The steps we've talked about so far may have also given you ideas about what you shouldn't be doing when your car overheats. To keep your mind more attuned to these steps, we've listed key points and other information.

Don't panic

You must remain calm after noticing that the engine is overheating. If you panic, you may do things in haste, which may prove to be counterproductive. Keep your head cool, and slowly pull over to a safe stop and turn off the engine.

Stop driving

Don't push your engine too far. Once you notice that your engine is overheating, stop driving your car any further and pull over at a safe place right away. Driving on will only make your engine susceptible to permanent damage.

Refrain from immediately opening the hood

An overheating engine could jeopardize your health with steam and smoke. Be patient and wait until the engine completely cools down before you open the hood. Waiting will take only 15 minutes at the max.

Don't leave this issue unaddressed

Sure, adding coolant removes the excessive heat from your engine, making it run again. But it doesn't fix the underlying cause, and if the issue goes unattended for long, you are doing more harm to the engine. To ensure that the engine doesn't go kaput, get it examined at a nearby service center or repair shop without further delay.

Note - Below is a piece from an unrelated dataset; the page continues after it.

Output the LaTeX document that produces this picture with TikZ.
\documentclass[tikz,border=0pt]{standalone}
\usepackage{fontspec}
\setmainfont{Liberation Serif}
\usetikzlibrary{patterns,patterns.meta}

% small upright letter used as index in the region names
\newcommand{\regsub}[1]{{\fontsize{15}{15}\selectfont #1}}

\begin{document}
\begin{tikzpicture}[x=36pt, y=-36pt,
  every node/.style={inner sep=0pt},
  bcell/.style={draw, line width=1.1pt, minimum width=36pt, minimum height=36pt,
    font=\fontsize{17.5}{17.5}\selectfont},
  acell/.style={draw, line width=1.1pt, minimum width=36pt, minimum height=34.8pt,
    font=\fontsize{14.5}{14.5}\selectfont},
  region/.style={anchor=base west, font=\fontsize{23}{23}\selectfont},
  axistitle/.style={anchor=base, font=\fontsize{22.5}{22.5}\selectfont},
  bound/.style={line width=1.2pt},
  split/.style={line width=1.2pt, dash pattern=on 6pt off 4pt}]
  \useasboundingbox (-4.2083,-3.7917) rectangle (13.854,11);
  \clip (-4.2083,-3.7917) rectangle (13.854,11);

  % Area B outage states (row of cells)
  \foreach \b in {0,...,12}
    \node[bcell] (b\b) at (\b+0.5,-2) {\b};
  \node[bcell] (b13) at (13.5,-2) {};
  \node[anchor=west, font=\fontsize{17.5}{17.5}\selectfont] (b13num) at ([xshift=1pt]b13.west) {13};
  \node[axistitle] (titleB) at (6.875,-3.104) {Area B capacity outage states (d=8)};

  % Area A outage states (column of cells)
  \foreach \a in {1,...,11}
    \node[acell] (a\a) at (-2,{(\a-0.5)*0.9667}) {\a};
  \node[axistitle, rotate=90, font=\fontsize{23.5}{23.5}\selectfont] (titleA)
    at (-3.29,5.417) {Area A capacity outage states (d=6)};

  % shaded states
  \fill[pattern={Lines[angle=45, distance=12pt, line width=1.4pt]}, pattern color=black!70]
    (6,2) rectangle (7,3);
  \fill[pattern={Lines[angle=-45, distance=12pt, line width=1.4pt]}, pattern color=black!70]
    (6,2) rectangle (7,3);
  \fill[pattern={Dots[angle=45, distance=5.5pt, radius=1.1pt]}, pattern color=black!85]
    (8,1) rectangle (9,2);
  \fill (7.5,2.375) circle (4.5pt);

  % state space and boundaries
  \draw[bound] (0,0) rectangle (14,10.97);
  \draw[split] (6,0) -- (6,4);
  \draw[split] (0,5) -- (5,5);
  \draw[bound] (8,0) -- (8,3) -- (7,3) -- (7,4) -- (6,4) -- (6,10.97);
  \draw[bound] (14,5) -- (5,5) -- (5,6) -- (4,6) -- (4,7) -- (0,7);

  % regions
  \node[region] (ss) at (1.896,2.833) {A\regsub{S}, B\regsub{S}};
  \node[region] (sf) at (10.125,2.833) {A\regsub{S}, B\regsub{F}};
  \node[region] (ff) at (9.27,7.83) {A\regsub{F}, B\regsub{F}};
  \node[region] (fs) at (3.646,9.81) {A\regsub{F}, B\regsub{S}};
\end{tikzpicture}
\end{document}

How to Prevent an Engine From Overheating

Knowing dos and don'ts for an overheating engine goes a long way to safeguard it from serious damage. But preventing your engine from overheating in the first place will not only save you from the hassle down the road but also let you enjoy your trip uninterrupted.

Here are preventive measures that you should be taking so that a fault in the engine doesn't spoil your road trip.

  • Check your car's coolant levels consistently. Keep in mind that most of the coolant lasts up to 100,000 miles.
  • Even if you have your coolant at the right levels, it gets dirty over time and will need replacement. Keep the coolant flushed regularly.
  • Check your drive belt to make sure that there is no unusual wear or tear.
  • Keep an extra bottle of new antifreeze and a gallon of water in your trunk for emergencies.
  • Keep a check on the thermostat: it's responsible for regulating the engine's coolant flow.
  • Use AC on extremely hot days; otherwise, your engine will come under unnecessary strain.
  • Help cool the engine by running the heater at the first sign of overheating.
  • Make sure you always park your car under a shade so that sun rays don't increase the engine temperature further.


It's rare for modern cars to overheat, but remember that it's not entirely impossible. Sometimes an engine can overheat when it's being worked too hard, like driving up steep inclines for a long time or driving under extremely hot weather. These situations can be problematic for the engine, given the amount of strain it has to endure.

But most of the time, engines overheat because of problems with the cooling system, and oftentimes hidden behind those problems are even larger issues. Regular maintenance checks will help identify issues early on.

We hope the information in this article will be of use to you. If you have any worries, get the help of an experienced technician. If you've ever experienced an engine overheat, you should get your car checked and fixed to avoid any serious or permanent damage.